As powerful a mind as Milan Kundera's is still prepared to go along with the lazy consensus that Tristram Shandy is "inadaptable", a theory happily disproved by A Cock And Bull Story. This was one where I waited for the DVD because I knew I'd want to explore the extra layers the format does so well (I'm expecting the commentary to be a gem); so far I've only seen the film itself, but it's perfect. All you need to do to adapt Tristram Shandy is make a film as chaotic, sprawling, human, self-indulgent and apparently undisciplined (but magnificently nuanced) as the book itself, one which wanders off and loses the book just as the book loses Tristram. And it helps that the cast is packed past the point of sense with top talent. I don't just mean the marquee names like Steve Coogan, Rob Brydon, Dylan Moran and Stephen Fry (magnificent though they all are); even minor roles are played by the Tory MP from The Thick Of It, Errol from 15 Storeys High, Ian Hart, James Fleet and the like.

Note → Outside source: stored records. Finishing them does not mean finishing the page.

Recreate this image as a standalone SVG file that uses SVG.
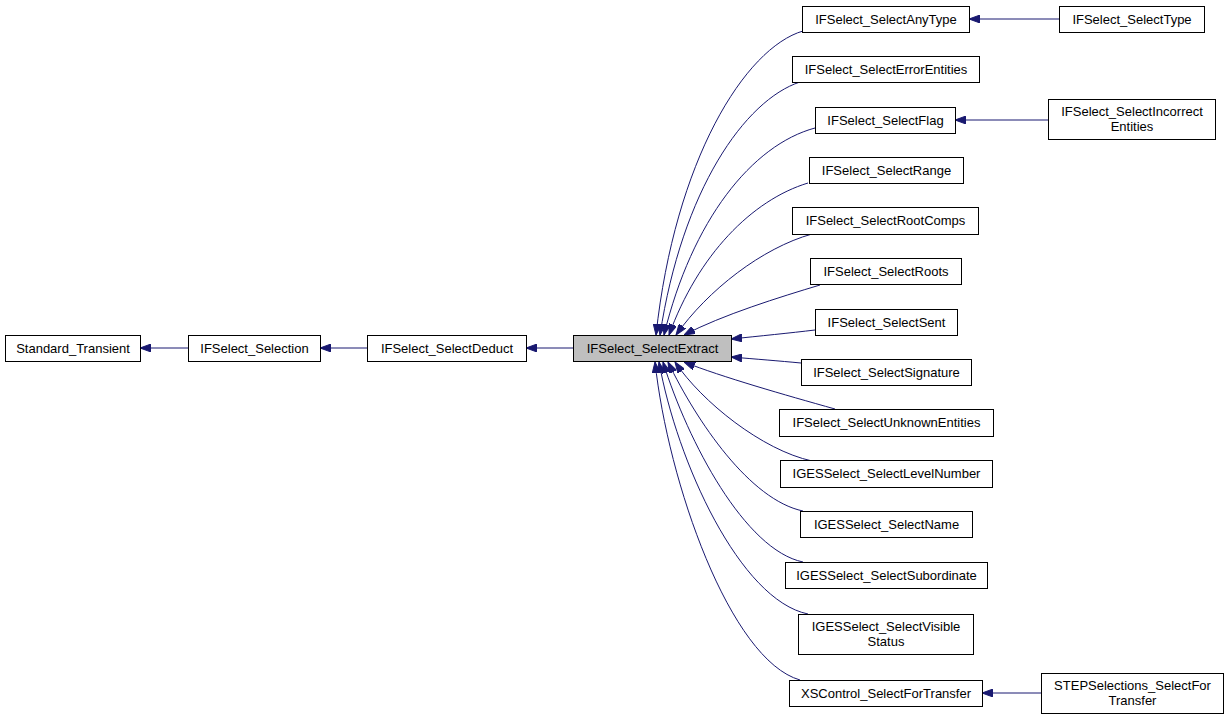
<svg xmlns="http://www.w3.org/2000/svg" width="1228" height="719" viewBox="0 0 1228 719">
<defs>
<style>
.n rect{fill:#fff;stroke:#000;stroke-width:1}
.n text{font-family:"Liberation Sans",Arial,sans-serif;font-size:13px;fill:#000;text-anchor:middle}
.e path{fill:none;stroke:#191970;stroke-width:1;marker-end:url(#ah)}
</style>
<marker id="ah" viewBox="0 0 11 8" refX="11" refY="4" markerWidth="11" markerHeight="8" markerUnits="userSpaceOnUse" orient="auto">
<path d="M0,0 L11,4 L0,8 z" fill="#191970" stroke="#191970" stroke-width="1"/>
</marker>
</defs>
<rect width="1228" height="719" fill="#fff"/>
<g id="edges" class="e">
<path d="M188,348 L140,348"/>
<path d="M367,348 L320,348"/>
<path d="M573,348 L526,348"/>
<path d="M1059,19 L969,19"/>
<path d="M1048,120 L955,120"/>
<path d="M1041,693 L982,693"/>
<path d="M803,31 C745,48 675,160 656,335"/>
<path d="M800,82 C745,100 682,190 660,335"/>
<path d="M815,128 C752,145 692,220 664,335"/>
<path d="M808,183 C752,200 698,255 669,335"/>
<path d="M812,234 C762,248 708,290 676,335"/>
<path d="M820,285 C780,297 722,315 684,335"/>
<path d="M815,330 C790,333 760,336 731,339"/>
<path d="M801,363 C780,361 755,359 731,357"/>
<path d="M835,409 C785,395 722,377 684,362"/>
<path d="M812,461 C762,450 702,402 675,362"/>
<path d="M803,511 C750,500 697,422 668,362"/>
<path d="M803,562 C745,550 688,442 663,362"/>
<path d="M808,614 C740,600 677,462 659,362"/>
<path d="M800,680 C730,660 668,482 655,362"/>
</g>
<g id="n_transient" class="n"><rect x="5.5" y="335.5" width="135" height="26"/><text x="73" y="352.5">Standard_Transient</text></g>
<g id="n_selection" class="n"><rect x="188.5" y="335.5" width="132" height="26"/><text x="254.5" y="352.5">IFSelect_Selection</text></g>
<g id="n_deduct" class="n"><rect x="367.5" y="335.5" width="159" height="26"/><text x="447" y="352.5">IFSelect_SelectDeduct</text></g>
<g id="n_extract" class="n"><rect x="573.5" y="335.5" width="158" height="26" style="fill:#bfbfbf"/><text x="652.5" y="352.5">IFSelect_SelectExtract</text></g>
<g id="n_anytype" class="n"><rect x="802.5" y="6.5" width="167" height="26"/><text x="886" y="23.5">IFSelect_SelectAnyType</text></g>
<g id="n_type" class="n"><rect x="1059.5" y="6.5" width="145" height="26"/><text x="1132" y="23.5">IFSelect_SelectType</text></g>
<g id="n_error" class="n"><rect x="792.5" y="56.5" width="187" height="26"/><text x="886" y="73.5">IFSelect_SelectErrorEntities</text></g>
<g id="n_flag" class="n"><rect x="815.5" y="107.5" width="140" height="26"/><text x="885.5" y="124.5">IFSelect_SelectFlag</text></g>
<g id="n_incorrect" class="n"><rect x="1048.5" y="99.5" width="167" height="40"/><text x="1132" y="115.5">IFSelect_SelectIncorrect</text><text x="1132" y="130.5">Entities</text></g>
<g id="n_range" class="n"><rect x="809.5" y="157.5" width="154" height="26"/><text x="886.5" y="174.5">IFSelect_SelectRange</text></g>
<g id="n_rootcomps" class="n"><rect x="792.5" y="207.5" width="186" height="27"/><text x="885.5" y="225">IFSelect_SelectRootComps</text></g>
<g id="n_roots" class="n"><rect x="810.5" y="258.5" width="151" height="26"/><text x="886" y="275.5">IFSelect_SelectRoots</text></g>
<g id="n_sent" class="n"><rect x="815.5" y="309.5" width="142" height="26"/><text x="886.5" y="326.5">IFSelect_SelectSent</text></g>
<g id="n_signature" class="n"><rect x="801.5" y="359.5" width="170" height="26"/><text x="886.5" y="376.5">IFSelect_SelectSignature</text></g>
<g id="n_unknown" class="n"><rect x="779.5" y="409.5" width="214" height="27"/><text x="886.5" y="427">IFSelect_SelectUnknownEntities</text></g>
<g id="n_level" class="n"><rect x="780.5" y="460.5" width="212" height="27"/><text x="886.5" y="478">IGESSelect_SelectLevelNumber</text></g>
<g id="n_name" class="n"><rect x="800.5" y="511.5" width="172" height="26"/><text x="886.5" y="528.5">IGESSelect_SelectName</text></g>
<g id="n_subord" class="n"><rect x="785.5" y="562.5" width="202" height="26"/><text x="886.5" y="579.5">IGESSelect_SelectSubordinate</text></g>
<g id="n_visible" class="n"><rect x="798.5" y="614.5" width="175" height="40"/><text x="886" y="630.5">IGESSelect_SelectVisible</text><text x="886" y="645.5">Status</text></g>
<g id="n_xscontrol" class="n"><rect x="789.5" y="680.5" width="193" height="26"/><text x="886" y="697.5">XSControl_SelectForTransfer</text></g>
<g id="n_step" class="n"><rect x="1041.5" y="673.5" width="182" height="40"/><text x="1132.5" y="689.5">STEPSelections_SelectFor</text><text x="1132.5" y="704.5">Transfer</text></g>
</svg>
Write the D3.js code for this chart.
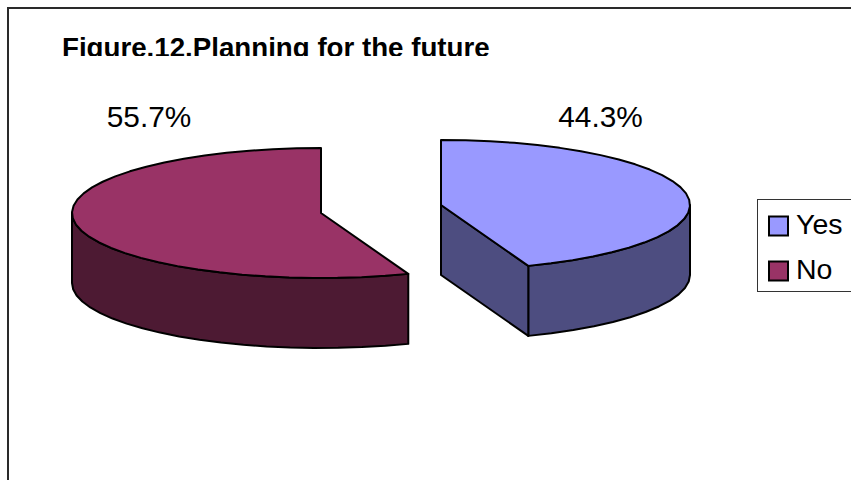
<!DOCTYPE html>
<html>
<head>
<meta charset="utf-8">
<script src="https://cdn.jsdelivr.net/npm/d3@7"></script>
<style>
html, body { margin: 0; padding: 0; background: #fff; }
svg { display: block; }
text { font-family: "Liberation Sans", Arial, sans-serif; fill: #000; }
</style>
</head>
<body>
<script>
const categories = ["Yes", "No"];
const shares = [44.3, 55.7];
const shareLabels = ["44.3%", "55.7%"];
const topColors = ["#9999ff", "#993366"];
const sideColors = ["#4d4d80", "#4d1a33"];
const titleText = "Figure.12.Planning for the future";

const width = 851, height = 480;
const rx = 249, ry = 65, depth = 70;
// each slice is pulled out sideways from the middle of the pie
const centers = [[441, 205], [321, 213]];
const labelAnchors = [[600.5, 127], [149, 127]];

const svg = d3.select("body").append("svg").attr("width", width).attr("height", height);

svg.append("rect").attr("x", 8).attr("y", 8)
  .attr("width", width + 10).attr("height", height + 10)
  .attr("fill", "#fff").attr("stroke", "#2a2a2a").attr("stroke-width", 2);

svg.append("clipPath").attr("id", "title-clip")
  .append("rect").attr("x", 0).attr("y", 0).attr("width", width).attr("height", 56);

svg.append("text").attr("x", 62).attr("y", 57)
  .attr("clip-path", "url(#title-clip)")
  .attr("font-size", 27.7).attr("font-weight", "bold")
  .text(titleText);

const slices = d3.pie().sort(null)(shares);
const line = d3.line();

// angles run clockwise from twelve o'clock, squashed into the tilted ellipse
const onRim = (c, a, dy = 0) => [c[0] + rx * Math.sin(a), c[1] - ry * Math.cos(a) + dy];

// the rim is a chain of short straight segments
function arcAngles(a0, a1) {
  const n = Math.max(2, Math.round((a1 - a0) / (Math.PI / 32)));
  return d3.range(n + 1).map(i => a0 + (a1 - a0) * i / n);
}

slices.forEach((s, i) => {
  const c = centers[i];
  const g = svg.append("g").attr("stroke", "#000").attr("stroke-width", 2).attr("stroke-linejoin", "round");
  const rim = arcAngles(s.startAngle, s.endAngle);

  // outer wall: only the front half of the rim can be seen
  const lo = Math.max(s.startAngle, Math.PI / 2);
  const hi = Math.min(s.endAngle, 3 * Math.PI / 2);
  const front = arcAngles(lo, hi);
  const wall = [...front.map(a => onRim(c, a)), ...front.slice().reverse().map(a => onRim(c, a, depth))];
  g.append("path").attr("fill", sideColors[i]).attr("d", line(wall) + "Z");

  // cut face, seen only on the slice whose straight edge turns towards the front
  if (s.startAngle < Math.PI / 2) {
    const p = onRim(c, s.endAngle);
    const face = [c, p, [p[0], p[1] + depth], [c[0], c[1] + depth]];
    g.append("path").attr("fill", sideColors[i]).attr("d", line(face) + "Z");
  }

  const top = [c, ...rim.map(a => onRim(c, a))];
  g.append("path").attr("fill", topColors[i]).attr("d", line(top) + "Z");

  svg.append("text").attr("x", labelAnchors[i][0]).attr("y", labelAnchors[i][1])
    .attr("text-anchor", "middle").attr("font-size", 29.8).text(shareLabels[i]);
});

const legendY = d3.scalePoint().domain(categories).range([226, 271]);
svg.append("rect").attr("x", 757.5).attr("y", 199.5).attr("width", 110).attr("height", 92)
  .attr("fill", "#fff").attr("stroke", "#333").attr("stroke-width", 1);
const items = svg.selectAll("g.legend").data(categories).join("g").attr("class", "legend")
  .attr("transform", d => `translate(0,${legendY(d)})`);
items.append("rect").attr("x", 769).attr("y", -9.5).attr("width", 19).attr("height", 19)
  .attr("fill", (d, i) => topColors[i]).attr("stroke", "#000").attr("stroke-width", 2);
items.append("text").attr("x", 796).attr("y", 7.5).attr("font-size", 28.5).text(d => d);
</script>
</body>
</html>
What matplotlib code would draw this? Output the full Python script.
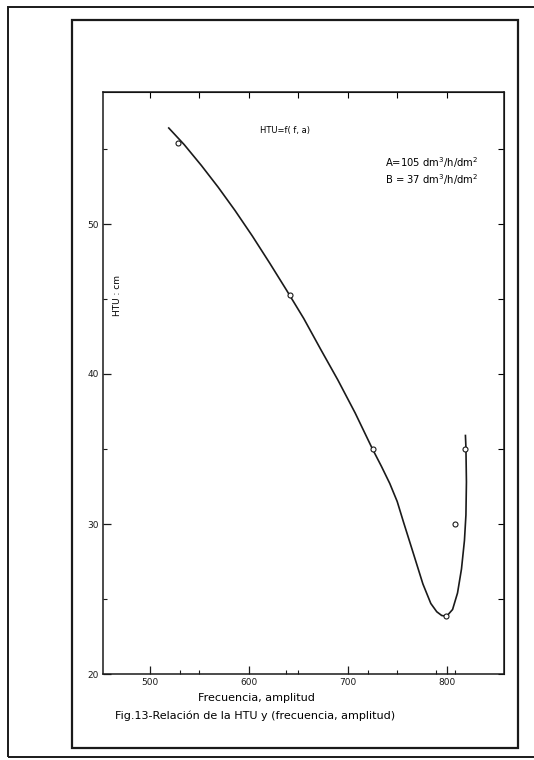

"A man accused of a stealing underwear from a shop in a knifepoint raid believed he was a female elf at the time, Belfast Crown Court has heard." Fair enough, but of all the games to take over your life and corrode your reason - Shadowrun? Meanwhile, South Korea moves towards the real world implementation of Laws of Robotics, though since they seem to be proposing the pre-emptive prohibition of sexual human/robot relationships, it's a terrible start.

Listening to the new Arcade Fire album (streamed on nme.com for those of us unsure about buying it), I think I'm one of the moderates. Some of the early mutterings that they'd totally lost it are unfair, but it's certainly lacking in the electric 'What is this? It's awesome!' that I instantly got from Funeral. I suppose it's always hard to keep going at such an exalted level after you've hit with a debut that good - and even if you manage it on the second album, that'll only make the crash with the third that much worse; just ask Mike Skinner.
edit: Damn, I think I'm coming to the same conclusion about the second LCD Soundsystem, and I've heard nothing but good things about that one so was really looking forward to it. Still, hurrah for the brave new world where we can discover these things, legally, without paying a penny.

Would have very much liked to catch [livejournal.com profile] myfirstkitchen and Nemo at Tesco Disco tonight, or maybe Jason Webley again, but realistically I was never going anywhere except my bed.